>> start STORED DATA
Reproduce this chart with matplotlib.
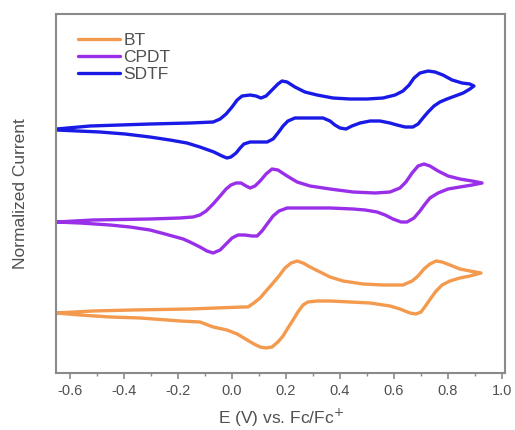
import matplotlib

matplotlib.use("Agg")
import matplotlib.pyplot as plt
from matplotlib.ticker import MultipleLocator

# potential (V vs Fc/Fc+) and normalized current (offset, arbitrary units)
# each trace: anodic sweep out to the vertex, then cathodic sweep back
BT_E = [-0.65, -0.515, -0.367, -0.156, 0.041, 0.059, 0.081, 0.104, 0.126, 0.152,
        0.174, 0.196, 0.219, 0.241, 0.263, 0.289, 0.326, 0.363, 0.411, 0.485,
        0.559, 0.633, 0.667, 0.689, 0.711, 0.733, 0.756, 0.778, 0.807, 0.844,
        0.881, 0.922,
        0.881, 0.844, 0.807, 0.778, 0.756, 0.737, 0.719, 0.700, 0.681, 0.659,
        0.622, 0.585, 0.511, 0.437, 0.363, 0.315, 0.281, 0.263, 0.244, 0.226,
        0.207, 0.189, 0.170, 0.148, 0.126, 0.104, 0.081, 0.056, 0.019, -0.019,
        -0.070, -0.119, -0.193, -0.241, -0.341, -0.452, -0.563, -0.65]
BT_I = [60, 62, 63, 64, 66, 66, 70, 75, 82, 90,
        97, 105, 110, 112, 110, 106, 101, 96, 92, 89,
        88, 88, 92, 97, 104, 109, 112, 111, 108, 104,
        102, 100,
        97, 95, 92, 88, 82, 75, 68, 61, 59, 60,
        64, 67, 70, 71, 72, 72, 71, 68, 61, 53,
        45, 37, 31, 26, 25, 26, 29, 33, 39, 43,
        46, 51, 52, 53, 55, 56, 58, 60]

CPDT_E = [-0.65, -0.515, -0.304, -0.193, -0.144, -0.119, -0.096, -0.070, -0.044,
          -0.022, -0.004, 0.015, 0.033, 0.052, 0.067, 0.085, 0.104, 0.126, 0.148,
          0.170, 0.204, 0.241, 0.289, 0.363, 0.448, 0.530, 0.585, 0.622, 0.644,
          0.667, 0.689, 0.711, 0.733, 0.763, 0.800, 0.844, 0.889, 0.926,
          0.889, 0.844, 0.800, 0.763, 0.733, 0.715, 0.696, 0.674, 0.648, 0.626,
          0.596, 0.567, 0.537, 0.493, 0.448, 0.363, 0.252, 0.204, 0.174, 0.152,
          0.130, 0.111, 0.093, 0.074, 0.048, 0.022, 0.000, -0.022, -0.044, -0.070,
          -0.093, -0.119, -0.156, -0.181, -0.248, -0.304, -0.378, -0.452, -0.563,
          -0.65]
CPDT_I = [151, 153, 154, 155, 156, 158, 162, 169, 177,
          184, 188, 190, 190, 187, 185, 187, 192, 199, 204,
          203, 197, 191, 187, 184, 181, 180, 181, 185, 191,
          200, 207, 209, 207, 202, 197, 194, 192, 190,
          188, 186, 184, 180, 175, 169, 162, 155, 151, 151,
          154, 158, 161, 163, 164, 165, 165, 165, 162, 157,
          149, 142, 137, 137, 138, 138, 135, 129, 123, 120,
          122, 126, 131, 134, 139, 143, 146, 148, 150,
          151]

SDTF_E = [-0.65, -0.526, -0.304, -0.156, -0.070, -0.044, -0.022, 0.000, 0.019,
          0.037, 0.067, 0.089, 0.107, 0.126, 0.148, 0.170, 0.185, 0.204, 0.233,
          0.270, 0.315, 0.374, 0.437, 0.500, 0.559, 0.604, 0.633, 0.656, 0.674,
          0.696, 0.726, 0.752, 0.781, 0.815, 0.852, 0.881, 0.896,
          0.881, 0.856, 0.826, 0.796, 0.770, 0.748, 0.726, 0.707, 0.689, 0.670,
          0.641, 0.611, 0.585, 0.548, 0.511, 0.474, 0.444, 0.422, 0.400, 0.381,
          0.363, 0.337, 0.289, 0.233, 0.207, 0.189, 0.170, 0.152, 0.130, 0.096,
          0.067, 0.044, 0.030, 0.015, -0.004, -0.019, -0.037, -0.067, -0.119,
          -0.167, -0.230, -0.304, -0.396, -0.489, -0.65]
SDTF_I = [244, 247, 249, 250, 251, 254, 259, 266, 273,
          277, 278, 277, 275, 277, 283, 289, 292, 291, 286,
          281, 278, 275, 274, 274, 275, 278, 282, 288, 295,
          300, 302, 301, 298, 293, 290, 289, 287,
          284, 280, 277, 274, 271, 267, 261, 255, 249, 246,
          246, 248, 250, 252, 252, 250, 247, 244, 245, 248,
          252, 255, 255, 255, 252, 247, 240, 234, 231, 231,
          231, 229, 225, 220, 216, 215, 217, 221, 226,
          230, 233, 236, 239, 241, 243]

SERIES = [
    ("BT", BT_E, BT_I, "#F39A4E"),
    ("CPDT", CPDT_E, CPDT_I, "#9A2FEA"),
    ("SDTF", SDTF_E, SDTF_I, "#1A1AE6"),
]

TEXT_GRAY = "#505050"
AXIS_GRAY = "#8A8A8A"

plt.rcParams.update(
    {
        "font.family": ["Liberation Sans", "DejaVu Sans"],
        "axes.unicode_minus": False,
    }
)

fig = plt.figure(figsize=(5.15, 4.3), dpi=100)
ax = fig.add_axes([0.1087, 0.1326, 0.8719, 0.8348])

for name, e, i, color in SERIES:
    ax.plot(e, i, color=color, linewidth=2.4, label=name,
            solid_joinstyle="round", solid_capstyle="round")

ax.set_xlim(-0.652, 1.011)
ax.set_ylim(0, 359)
ax.xaxis.set_minor_locator(MultipleLocator(0.1))
ax.set_xticks([-0.6, -0.4, -0.2, 0.0, 0.2, 0.4, 0.6, 0.8, 1.0])
ax.set_xticklabels(["-0.6", "-0.4", "-0.2", "0.0", "0.2", "0.4", "0.6", "0.8", "1.0"])
ax.set_yticks([])
ax.tick_params(axis="x", which="major", direction="out", length=4, width=1.2,
               color=AXIS_GRAY, labelsize=10.5, labelcolor=TEXT_GRAY, pad=4)
ax.tick_params(axis="x", which="minor", direction="out", length=2.5, width=1.0,
               color=AXIS_GRAY)
for spine in ax.spines.values():
    spine.set_color(AXIS_GRAY)
    spine.set_linewidth(1.5)

ax.set_xlabel(r"E (V) vs. Fc/Fc$^{+}$", fontsize=12.5, color=TEXT_GRAY, labelpad=6)
ax.set_ylabel("Normalized Current", fontsize=12.5, color=TEXT_GRAY, labelpad=20)

leg = ax.legend(loc="upper left", frameon=False, fontsize=12.5, handlelength=2.4,
                handletextpad=0.2, labelspacing=0.1, borderaxespad=0.5,
                bbox_to_anchor=(0.015, 0.99))
for text in leg.get_texts():
    text.set_color(TEXT_GRAY)

fig.savefig("out.png", dpi=100)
>> end STORED DATA
▶ [WHAT TO WORK ON]:
Exactly restate the lines from the beginning of the data through the line with "46, 51, 52, 53, 55, 56, 58, 60]", and no others, keeping pictures out.

▶ [ANSWER TO THE EXERCISE]:
Reproduce this chart with matplotlib.
import matplotlib

matplotlib.use("Agg")
import matplotlib.pyplot as plt
from matplotlib.ticker import MultipleLocator

# potential (V vs Fc/Fc+) and normalized current (offset, arbitrary units)
# each trace: anodic sweep out to the vertex, then cathodic sweep back
BT_E = [-0.65, -0.515, -0.367, -0.156, 0.041, 0.059, 0.081, 0.104, 0.126, 0.152,
        0.174, 0.196, 0.219, 0.241, 0.263, 0.289, 0.326, 0.363, 0.411, 0.485,
        0.559, 0.633, 0.667, 0.689, 0.711, 0.733, 0.756, 0.778, 0.807, 0.844,
        0.881, 0.922,
        0.881, 0.844, 0.807, 0.778, 0.756, 0.737, 0.719, 0.700, 0.681, 0.659,
        0.622, 0.585, 0.511, 0.437, 0.363, 0.315, 0.281, 0.263, 0.244, 0.226,
        0.207, 0.189, 0.170, 0.148, 0.126, 0.104, 0.081, 0.056, 0.019, -0.019,
        -0.070, -0.119, -0.193, -0.241, -0.341, -0.452, -0.563, -0.65]
BT_I = [60, 62, 63, 64, 66, 66, 70, 75, 82, 90,
        97, 105, 110, 112, 110, 106, 101, 96, 92, 89,
        88, 88, 92, 97, 104, 109, 112, 111, 108, 104,
        102, 100,
        97, 95, 92, 88, 82, 75, 68, 61, 59, 60,
        64, 67, 70, 71, 72, 72, 71, 68, 61, 53,
        45, 37, 31, 26, 25, 26, 29, 33, 39, 43,
        46, 51, 52, 53, 55, 56, 58, 60]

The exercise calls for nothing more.